First, Segel memorized Wallace's words. Then, like a torch singer, he studied the emotion behind them. What was Wallace really saying, underneath his deflections? “If you're still worried about the notes, you're not going to make any discoveries,” he says. His Wallace never raises his voice. He speaks with controlled urgency — he's a recluse who wants to be understood — and when he really gets upset, he uptalks the ends of his sentences to make them sound like questions. “Rather than a one-sided pontification, that forces a conversation.

“I think he was a man desperately wanting to be polite. And I think he was a guy who, also for his own well-being, was really trying to stay feeling okay — and that involved managing his own shit,” Segel says. “He had a million things he had to balance: trying to be polite and generous and be the kind of man he wanted to be, and at the same time know that Lipsky was holding a knife behind his back.

“I felt like he was trying to say, 'I may be putting up a façade, but the façade is not for you. The façade is for me,'” Segel says. “'I am operating on fake-it-till-you-make-it, and that's the best I can do right now.'”

Lipsky had his own theories about his subject's behavior.
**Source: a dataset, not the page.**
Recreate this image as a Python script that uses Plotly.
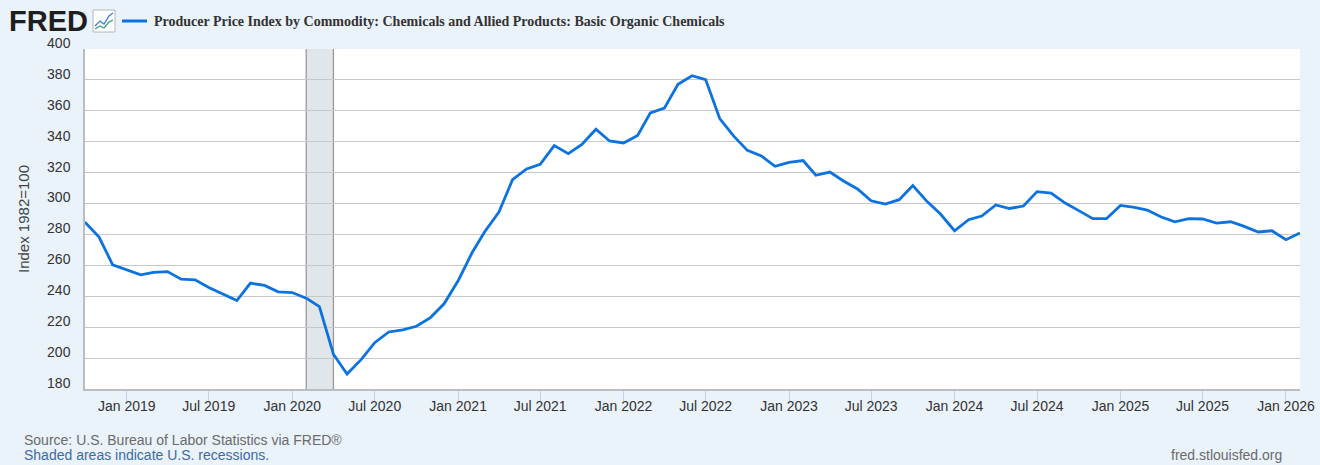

He thought that Wallace's jokes about scoring chicks on his book tour were calculated to impress Rolling Stone. (Segel doesn't quite agree: “I think the idea that wanting to get laid is entirely an affect is probably unrealistic.”) What Lipsky didn't know was that Wallace was on heavy antidepressants — and, according to more rumors, may have already had electroshock treatment. Today, Segel knows all that. Even when his Wallace is simply sitting still, the actor remained conscious that “there was a war going on inside my head” — and that Wallace would lose that war. Still, Segel resisted foreshadowing the author's fate.

“You just can't know anything about yourself in either direction over 12 years,” says Segel. “Thirty-five-year-old Jason is unrecognizable from 23-year-old Jason.” Twelve years ago, he was stuck playing daffy college kids, never imagining he'd portray a tragic genius in a Sundance movie with Oscar buzz. But even the most highbrow role of Segel's career came with a few laughs. Wallace would wax philosophical about the boyband Hanson. And to trick the writer's dogs into following him around, Segel had to pull off weighty conversations while secretly knowing he had salmon in his pants. “An amazing dichotomy,” Segel laughs. That sounds exactly right.